EXERCISE AIM:
Copy exactly, and only, the lines between the start of the entries below and the line containing "p.outline_line_width = 2", both inclusive. Omit pictures.

DATA FOR THIS EXERCISE:

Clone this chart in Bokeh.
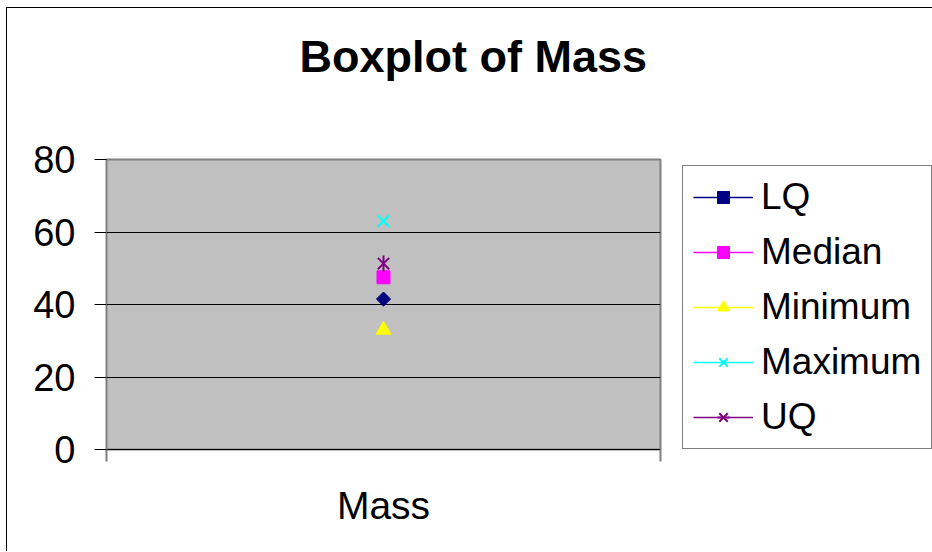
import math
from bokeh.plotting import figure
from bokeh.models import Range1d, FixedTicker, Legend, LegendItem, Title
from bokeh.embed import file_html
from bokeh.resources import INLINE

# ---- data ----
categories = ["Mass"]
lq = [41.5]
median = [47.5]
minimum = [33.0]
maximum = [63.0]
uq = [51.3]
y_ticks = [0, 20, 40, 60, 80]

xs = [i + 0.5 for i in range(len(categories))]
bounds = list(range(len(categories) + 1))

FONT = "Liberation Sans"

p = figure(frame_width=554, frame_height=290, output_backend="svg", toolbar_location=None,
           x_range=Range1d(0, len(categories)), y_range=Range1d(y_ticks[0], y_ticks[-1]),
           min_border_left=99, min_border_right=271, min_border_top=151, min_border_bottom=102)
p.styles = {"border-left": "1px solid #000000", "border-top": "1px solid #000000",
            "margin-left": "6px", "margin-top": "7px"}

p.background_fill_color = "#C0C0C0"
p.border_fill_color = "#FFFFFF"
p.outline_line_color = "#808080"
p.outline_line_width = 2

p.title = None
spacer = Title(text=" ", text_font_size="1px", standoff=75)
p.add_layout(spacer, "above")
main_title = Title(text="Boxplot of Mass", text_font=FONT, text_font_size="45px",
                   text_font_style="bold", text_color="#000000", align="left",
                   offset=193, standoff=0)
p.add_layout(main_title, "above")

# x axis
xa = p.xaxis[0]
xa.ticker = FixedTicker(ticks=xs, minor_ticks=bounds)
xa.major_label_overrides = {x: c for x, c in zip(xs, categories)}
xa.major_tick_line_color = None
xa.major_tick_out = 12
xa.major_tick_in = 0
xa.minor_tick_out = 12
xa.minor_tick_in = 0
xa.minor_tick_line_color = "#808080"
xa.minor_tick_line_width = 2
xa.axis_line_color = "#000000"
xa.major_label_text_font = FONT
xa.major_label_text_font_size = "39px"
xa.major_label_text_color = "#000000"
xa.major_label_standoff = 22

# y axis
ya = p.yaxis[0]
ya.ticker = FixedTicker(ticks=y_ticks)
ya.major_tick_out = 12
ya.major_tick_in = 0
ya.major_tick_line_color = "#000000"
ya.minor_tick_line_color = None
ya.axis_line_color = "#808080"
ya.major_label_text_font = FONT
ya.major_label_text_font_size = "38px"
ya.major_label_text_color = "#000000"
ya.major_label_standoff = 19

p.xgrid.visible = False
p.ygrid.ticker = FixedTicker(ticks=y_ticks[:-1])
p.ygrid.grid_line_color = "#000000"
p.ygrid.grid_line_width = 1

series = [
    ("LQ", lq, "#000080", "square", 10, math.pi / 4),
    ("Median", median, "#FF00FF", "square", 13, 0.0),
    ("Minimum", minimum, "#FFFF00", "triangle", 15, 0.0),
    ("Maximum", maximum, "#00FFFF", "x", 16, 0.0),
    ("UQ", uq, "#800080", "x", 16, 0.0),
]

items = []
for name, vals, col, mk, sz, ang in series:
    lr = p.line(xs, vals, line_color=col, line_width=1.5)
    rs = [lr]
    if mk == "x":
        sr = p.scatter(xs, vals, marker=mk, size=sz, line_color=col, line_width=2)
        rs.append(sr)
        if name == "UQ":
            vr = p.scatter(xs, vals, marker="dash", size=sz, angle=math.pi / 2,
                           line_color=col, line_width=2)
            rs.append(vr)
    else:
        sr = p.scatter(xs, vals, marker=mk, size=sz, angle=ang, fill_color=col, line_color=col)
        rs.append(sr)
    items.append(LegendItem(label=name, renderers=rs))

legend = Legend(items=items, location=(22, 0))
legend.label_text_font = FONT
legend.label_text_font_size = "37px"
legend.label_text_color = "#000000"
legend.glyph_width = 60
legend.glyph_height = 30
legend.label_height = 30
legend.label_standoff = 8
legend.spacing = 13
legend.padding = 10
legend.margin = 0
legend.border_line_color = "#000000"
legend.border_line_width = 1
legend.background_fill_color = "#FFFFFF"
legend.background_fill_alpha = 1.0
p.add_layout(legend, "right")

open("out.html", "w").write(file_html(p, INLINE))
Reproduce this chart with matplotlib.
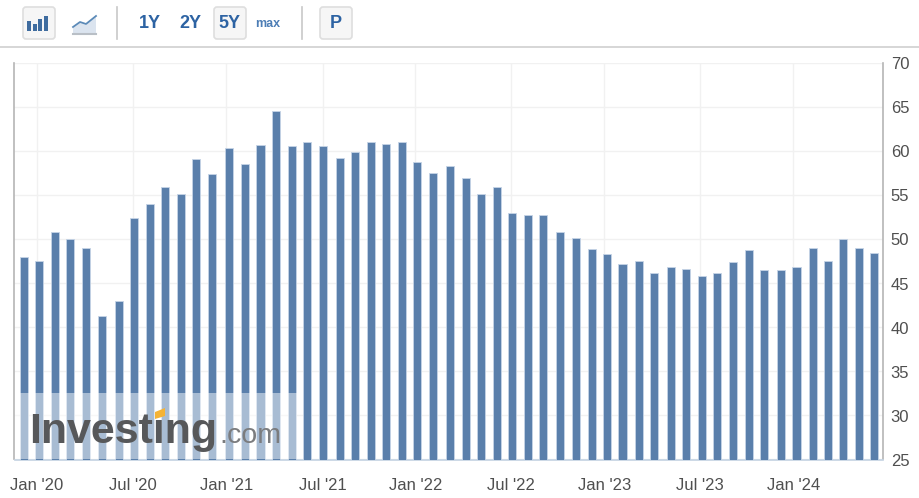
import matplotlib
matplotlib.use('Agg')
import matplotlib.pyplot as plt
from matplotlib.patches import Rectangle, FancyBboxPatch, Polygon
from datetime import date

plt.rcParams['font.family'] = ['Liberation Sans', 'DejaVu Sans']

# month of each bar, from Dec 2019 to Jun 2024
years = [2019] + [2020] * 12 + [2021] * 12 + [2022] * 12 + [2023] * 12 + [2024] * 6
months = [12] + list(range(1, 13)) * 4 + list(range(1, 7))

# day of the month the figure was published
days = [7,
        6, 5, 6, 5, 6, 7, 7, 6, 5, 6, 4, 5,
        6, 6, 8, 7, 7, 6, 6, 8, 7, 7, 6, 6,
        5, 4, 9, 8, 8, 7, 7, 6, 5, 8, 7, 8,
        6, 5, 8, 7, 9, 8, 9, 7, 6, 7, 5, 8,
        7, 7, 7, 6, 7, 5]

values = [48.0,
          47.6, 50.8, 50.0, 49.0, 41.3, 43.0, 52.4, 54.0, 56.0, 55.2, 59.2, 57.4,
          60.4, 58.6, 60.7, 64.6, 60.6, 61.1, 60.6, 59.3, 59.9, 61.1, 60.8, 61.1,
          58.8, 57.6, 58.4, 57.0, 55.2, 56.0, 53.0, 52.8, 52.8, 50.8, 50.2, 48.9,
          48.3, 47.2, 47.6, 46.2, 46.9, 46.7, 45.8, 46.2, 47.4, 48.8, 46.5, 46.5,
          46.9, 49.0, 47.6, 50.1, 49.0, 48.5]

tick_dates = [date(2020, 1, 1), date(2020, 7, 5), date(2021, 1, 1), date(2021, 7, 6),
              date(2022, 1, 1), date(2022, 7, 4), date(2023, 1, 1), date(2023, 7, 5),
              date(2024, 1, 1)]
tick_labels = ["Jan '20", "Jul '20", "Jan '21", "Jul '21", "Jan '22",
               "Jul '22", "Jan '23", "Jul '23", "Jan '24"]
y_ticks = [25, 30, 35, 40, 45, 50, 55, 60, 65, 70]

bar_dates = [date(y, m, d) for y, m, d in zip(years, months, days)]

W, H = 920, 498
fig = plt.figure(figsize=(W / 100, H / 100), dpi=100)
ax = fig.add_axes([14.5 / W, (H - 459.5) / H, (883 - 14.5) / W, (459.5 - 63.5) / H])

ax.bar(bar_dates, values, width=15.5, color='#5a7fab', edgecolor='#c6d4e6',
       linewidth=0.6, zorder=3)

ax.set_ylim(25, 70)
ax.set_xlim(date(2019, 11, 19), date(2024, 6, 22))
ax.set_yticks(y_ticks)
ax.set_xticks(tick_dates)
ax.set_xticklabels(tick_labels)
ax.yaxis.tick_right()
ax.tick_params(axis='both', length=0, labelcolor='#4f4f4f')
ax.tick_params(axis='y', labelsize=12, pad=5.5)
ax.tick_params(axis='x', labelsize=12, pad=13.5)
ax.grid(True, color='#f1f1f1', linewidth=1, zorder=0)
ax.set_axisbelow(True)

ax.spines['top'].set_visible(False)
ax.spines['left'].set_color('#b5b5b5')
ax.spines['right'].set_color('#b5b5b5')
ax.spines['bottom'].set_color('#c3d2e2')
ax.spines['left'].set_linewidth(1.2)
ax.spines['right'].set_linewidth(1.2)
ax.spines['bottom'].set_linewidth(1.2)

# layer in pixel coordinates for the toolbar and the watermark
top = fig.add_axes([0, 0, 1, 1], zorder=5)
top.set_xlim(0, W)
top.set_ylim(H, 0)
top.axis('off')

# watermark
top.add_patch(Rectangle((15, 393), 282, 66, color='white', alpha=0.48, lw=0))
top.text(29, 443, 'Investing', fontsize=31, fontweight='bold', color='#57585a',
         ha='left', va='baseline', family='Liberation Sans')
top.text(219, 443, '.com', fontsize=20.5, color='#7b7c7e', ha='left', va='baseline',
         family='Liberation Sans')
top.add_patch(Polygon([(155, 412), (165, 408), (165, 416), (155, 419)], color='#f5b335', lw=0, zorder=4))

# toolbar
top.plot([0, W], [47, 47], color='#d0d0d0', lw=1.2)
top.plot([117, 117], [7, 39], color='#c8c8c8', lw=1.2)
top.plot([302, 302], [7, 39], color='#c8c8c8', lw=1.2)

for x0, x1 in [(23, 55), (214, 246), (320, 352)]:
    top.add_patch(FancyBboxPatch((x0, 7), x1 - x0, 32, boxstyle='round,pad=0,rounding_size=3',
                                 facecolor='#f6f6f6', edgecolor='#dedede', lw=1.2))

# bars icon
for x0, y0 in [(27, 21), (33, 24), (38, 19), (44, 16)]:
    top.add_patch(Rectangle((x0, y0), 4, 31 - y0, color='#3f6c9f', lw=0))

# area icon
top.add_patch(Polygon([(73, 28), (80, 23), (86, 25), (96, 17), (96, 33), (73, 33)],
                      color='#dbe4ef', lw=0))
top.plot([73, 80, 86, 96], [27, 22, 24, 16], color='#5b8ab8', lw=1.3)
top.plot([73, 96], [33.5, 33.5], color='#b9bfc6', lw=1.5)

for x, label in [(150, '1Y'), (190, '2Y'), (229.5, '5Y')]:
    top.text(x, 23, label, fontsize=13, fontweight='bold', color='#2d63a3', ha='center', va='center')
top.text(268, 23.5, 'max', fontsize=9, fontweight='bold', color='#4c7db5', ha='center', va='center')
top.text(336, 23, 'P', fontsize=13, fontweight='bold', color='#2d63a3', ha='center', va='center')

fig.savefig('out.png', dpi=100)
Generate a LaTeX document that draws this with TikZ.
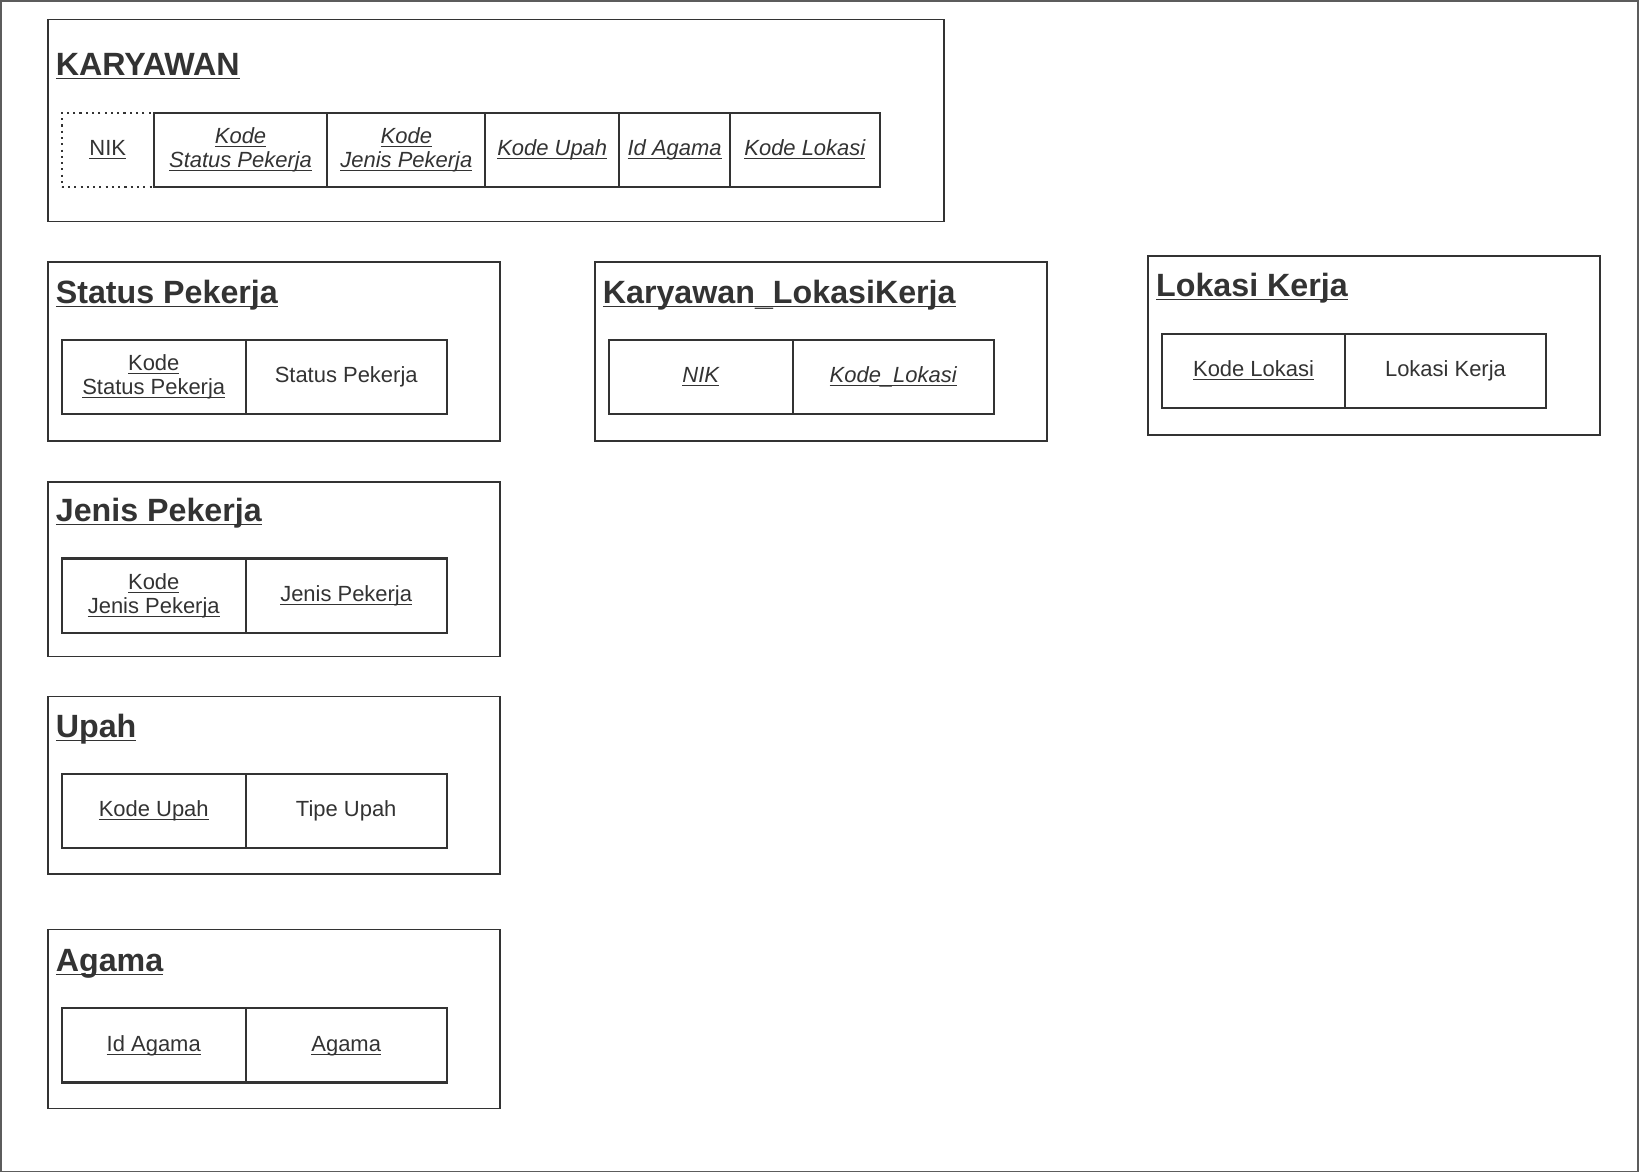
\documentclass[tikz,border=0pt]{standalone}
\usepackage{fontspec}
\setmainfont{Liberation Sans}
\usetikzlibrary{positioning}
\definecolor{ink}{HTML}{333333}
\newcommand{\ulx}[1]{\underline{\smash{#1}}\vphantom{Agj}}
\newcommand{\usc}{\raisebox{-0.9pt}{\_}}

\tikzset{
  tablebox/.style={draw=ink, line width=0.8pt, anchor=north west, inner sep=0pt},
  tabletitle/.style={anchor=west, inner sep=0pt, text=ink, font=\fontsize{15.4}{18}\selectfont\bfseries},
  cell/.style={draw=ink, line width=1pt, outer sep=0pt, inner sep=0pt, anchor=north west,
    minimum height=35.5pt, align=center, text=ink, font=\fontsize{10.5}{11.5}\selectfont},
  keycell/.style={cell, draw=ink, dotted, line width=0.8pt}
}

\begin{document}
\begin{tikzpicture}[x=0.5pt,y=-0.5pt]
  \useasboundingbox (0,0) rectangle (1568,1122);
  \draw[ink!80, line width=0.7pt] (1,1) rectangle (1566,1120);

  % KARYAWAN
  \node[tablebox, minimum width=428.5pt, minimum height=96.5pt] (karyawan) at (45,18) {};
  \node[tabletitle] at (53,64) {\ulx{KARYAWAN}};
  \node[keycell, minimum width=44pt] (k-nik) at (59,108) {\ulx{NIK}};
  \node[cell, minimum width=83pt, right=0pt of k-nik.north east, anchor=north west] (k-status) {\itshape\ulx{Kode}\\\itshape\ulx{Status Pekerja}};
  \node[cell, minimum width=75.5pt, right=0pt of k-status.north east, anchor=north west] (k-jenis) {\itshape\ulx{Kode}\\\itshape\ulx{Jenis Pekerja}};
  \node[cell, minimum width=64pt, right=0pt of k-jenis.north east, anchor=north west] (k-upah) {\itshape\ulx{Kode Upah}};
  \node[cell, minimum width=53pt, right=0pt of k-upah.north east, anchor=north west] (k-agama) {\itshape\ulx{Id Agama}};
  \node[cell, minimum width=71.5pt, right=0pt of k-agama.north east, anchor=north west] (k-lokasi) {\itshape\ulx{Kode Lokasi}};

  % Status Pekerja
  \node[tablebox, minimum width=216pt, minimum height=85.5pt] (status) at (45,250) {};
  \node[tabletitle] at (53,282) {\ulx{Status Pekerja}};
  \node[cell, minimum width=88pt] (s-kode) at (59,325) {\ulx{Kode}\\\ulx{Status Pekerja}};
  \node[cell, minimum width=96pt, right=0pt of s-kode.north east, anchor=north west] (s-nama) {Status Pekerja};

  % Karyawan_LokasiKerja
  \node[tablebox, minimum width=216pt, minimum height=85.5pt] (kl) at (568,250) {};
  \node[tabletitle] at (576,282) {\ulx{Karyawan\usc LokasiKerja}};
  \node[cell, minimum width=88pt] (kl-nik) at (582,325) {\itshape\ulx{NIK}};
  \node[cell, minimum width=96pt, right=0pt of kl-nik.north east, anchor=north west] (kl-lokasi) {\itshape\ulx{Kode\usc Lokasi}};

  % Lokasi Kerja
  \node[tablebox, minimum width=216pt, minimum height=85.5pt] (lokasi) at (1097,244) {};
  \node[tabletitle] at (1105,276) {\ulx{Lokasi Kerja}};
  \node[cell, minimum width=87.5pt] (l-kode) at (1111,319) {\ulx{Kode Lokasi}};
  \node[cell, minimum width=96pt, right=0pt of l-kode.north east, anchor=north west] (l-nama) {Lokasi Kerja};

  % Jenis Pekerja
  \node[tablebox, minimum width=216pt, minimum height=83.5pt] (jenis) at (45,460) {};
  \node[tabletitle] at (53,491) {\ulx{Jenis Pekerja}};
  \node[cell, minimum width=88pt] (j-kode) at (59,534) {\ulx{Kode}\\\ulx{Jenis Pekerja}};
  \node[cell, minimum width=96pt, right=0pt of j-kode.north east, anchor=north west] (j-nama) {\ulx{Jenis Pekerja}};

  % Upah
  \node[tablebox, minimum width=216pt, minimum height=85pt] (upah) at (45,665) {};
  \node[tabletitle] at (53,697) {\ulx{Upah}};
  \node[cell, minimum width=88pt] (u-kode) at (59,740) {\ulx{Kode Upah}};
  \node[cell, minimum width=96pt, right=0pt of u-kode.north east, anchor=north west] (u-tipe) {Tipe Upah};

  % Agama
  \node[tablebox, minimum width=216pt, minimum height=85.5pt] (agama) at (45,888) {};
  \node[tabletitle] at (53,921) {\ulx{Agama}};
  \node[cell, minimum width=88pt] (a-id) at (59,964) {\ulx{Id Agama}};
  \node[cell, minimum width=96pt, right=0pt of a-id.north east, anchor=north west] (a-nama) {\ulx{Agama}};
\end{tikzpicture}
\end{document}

RESULT:
Clone this chart in Bokeh.
import math
from bokeh.plotting import figure
from bokeh.models import Range1d, FixedTicker, Legend, LegendItem, Title
from bokeh.embed import file_html
from bokeh.resources import INLINE

# ---- data ----
categories = ["Mass"]
lq = [41.5]
median = [47.5]
minimum = [33.0]
maximum = [63.0]
uq = [51.3]
y_ticks = [0, 20, 40, 60, 80]

xs = [i + 0.5 for i in range(len(categories))]
bounds = list(range(len(categories) + 1))

FONT = "Liberation Sans"

p = figure(frame_width=554, frame_height=290, output_backend="svg", toolbar_location=None,
           x_range=Range1d(0, len(categories)), y_range=Range1d(y_ticks[0], y_ticks[-1]),
           min_border_left=99, min_border_right=271, min_border_top=151, min_border_bottom=102)
p.styles = {"border-left": "1px solid #000000", "border-top": "1px solid #000000",
            "margin-left": "6px", "margin-top": "7px"}

p.background_fill_color = "#C0C0C0"
p.border_fill_color = "#FFFFFF"
p.outline_line_color = "#808080"
p.outline_line_width = 2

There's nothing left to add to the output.